EXERCISE OBJECTIVE: From the first line of the listing below, retype each line up to and including the one with "import pandas as pd"; pictures stay out.

-=-=-

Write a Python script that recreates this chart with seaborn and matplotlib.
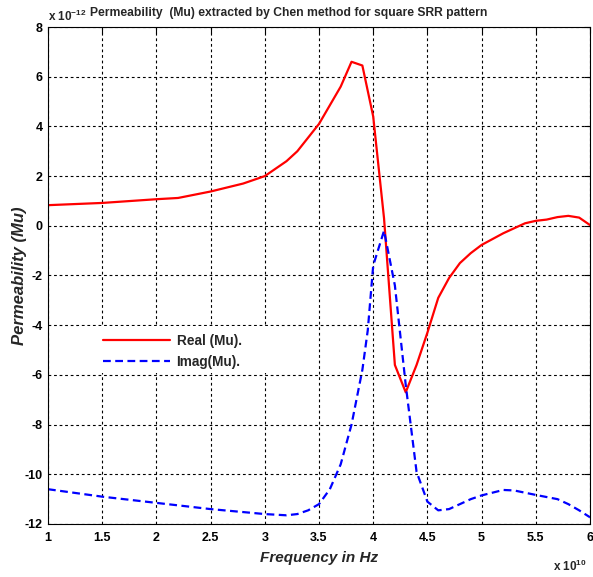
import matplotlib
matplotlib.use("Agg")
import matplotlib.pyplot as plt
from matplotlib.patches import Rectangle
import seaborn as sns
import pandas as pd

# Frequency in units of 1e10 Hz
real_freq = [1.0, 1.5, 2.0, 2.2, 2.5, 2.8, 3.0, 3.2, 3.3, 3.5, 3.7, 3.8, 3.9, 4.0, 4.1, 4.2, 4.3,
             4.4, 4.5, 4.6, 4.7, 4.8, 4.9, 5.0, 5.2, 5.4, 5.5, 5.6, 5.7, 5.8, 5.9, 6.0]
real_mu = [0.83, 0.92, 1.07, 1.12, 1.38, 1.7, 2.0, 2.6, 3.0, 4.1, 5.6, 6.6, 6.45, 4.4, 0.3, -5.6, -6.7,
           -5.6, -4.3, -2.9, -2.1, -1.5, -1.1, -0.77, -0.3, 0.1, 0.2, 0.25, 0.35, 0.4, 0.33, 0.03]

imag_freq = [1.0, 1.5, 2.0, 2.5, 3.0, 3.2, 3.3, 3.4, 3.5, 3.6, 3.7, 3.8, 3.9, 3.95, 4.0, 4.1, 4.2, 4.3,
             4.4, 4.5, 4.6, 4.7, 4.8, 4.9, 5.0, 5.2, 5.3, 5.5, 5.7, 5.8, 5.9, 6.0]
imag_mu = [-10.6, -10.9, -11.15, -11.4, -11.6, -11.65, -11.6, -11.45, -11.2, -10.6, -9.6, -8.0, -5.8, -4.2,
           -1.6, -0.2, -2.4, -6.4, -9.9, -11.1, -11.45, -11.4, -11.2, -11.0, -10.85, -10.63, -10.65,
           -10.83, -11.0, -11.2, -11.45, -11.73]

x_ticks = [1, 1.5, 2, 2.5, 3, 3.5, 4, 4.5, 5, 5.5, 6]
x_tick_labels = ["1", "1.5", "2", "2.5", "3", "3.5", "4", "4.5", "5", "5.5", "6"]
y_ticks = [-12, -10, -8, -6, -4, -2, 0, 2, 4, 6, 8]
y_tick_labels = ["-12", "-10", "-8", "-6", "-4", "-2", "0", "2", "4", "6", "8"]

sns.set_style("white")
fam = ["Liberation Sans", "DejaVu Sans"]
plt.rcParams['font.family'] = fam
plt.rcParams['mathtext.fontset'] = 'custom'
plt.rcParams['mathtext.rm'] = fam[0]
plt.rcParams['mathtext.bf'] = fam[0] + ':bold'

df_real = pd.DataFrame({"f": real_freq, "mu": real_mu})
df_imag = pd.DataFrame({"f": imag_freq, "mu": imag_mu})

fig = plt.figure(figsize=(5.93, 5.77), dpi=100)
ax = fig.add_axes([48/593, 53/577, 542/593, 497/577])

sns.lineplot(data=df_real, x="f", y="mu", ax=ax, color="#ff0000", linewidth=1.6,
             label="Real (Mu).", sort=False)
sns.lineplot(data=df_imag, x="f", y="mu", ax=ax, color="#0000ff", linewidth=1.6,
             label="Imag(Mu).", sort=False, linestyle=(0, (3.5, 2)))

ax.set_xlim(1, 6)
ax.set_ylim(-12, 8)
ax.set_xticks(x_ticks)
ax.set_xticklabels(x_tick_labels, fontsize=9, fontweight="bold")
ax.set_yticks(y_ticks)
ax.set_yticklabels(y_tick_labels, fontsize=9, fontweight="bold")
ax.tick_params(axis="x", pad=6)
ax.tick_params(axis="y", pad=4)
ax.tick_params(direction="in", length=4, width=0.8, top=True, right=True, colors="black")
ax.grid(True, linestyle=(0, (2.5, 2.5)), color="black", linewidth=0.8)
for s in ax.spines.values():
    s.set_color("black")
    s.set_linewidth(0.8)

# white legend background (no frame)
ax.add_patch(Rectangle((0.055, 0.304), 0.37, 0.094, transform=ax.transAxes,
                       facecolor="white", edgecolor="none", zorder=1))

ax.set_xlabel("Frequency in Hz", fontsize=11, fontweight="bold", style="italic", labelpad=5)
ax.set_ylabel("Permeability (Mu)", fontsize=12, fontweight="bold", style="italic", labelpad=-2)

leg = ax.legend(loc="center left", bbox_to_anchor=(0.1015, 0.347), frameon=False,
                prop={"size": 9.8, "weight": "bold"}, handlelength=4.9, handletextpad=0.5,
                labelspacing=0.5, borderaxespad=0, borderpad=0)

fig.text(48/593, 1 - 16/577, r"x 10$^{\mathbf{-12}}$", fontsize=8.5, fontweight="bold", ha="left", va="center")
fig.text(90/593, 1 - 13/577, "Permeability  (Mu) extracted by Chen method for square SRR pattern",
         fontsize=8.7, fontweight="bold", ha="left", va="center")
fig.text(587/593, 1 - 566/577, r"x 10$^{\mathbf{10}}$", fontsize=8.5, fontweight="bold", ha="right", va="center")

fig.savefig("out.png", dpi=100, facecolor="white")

-=-=-

RESULT FOR THIS TASK:
Write a Python script that recreates this chart with seaborn and matplotlib.
import matplotlib
matplotlib.use("Agg")
import matplotlib.pyplot as plt
from matplotlib.patches import Rectangle
import seaborn as sns
import pandas as pd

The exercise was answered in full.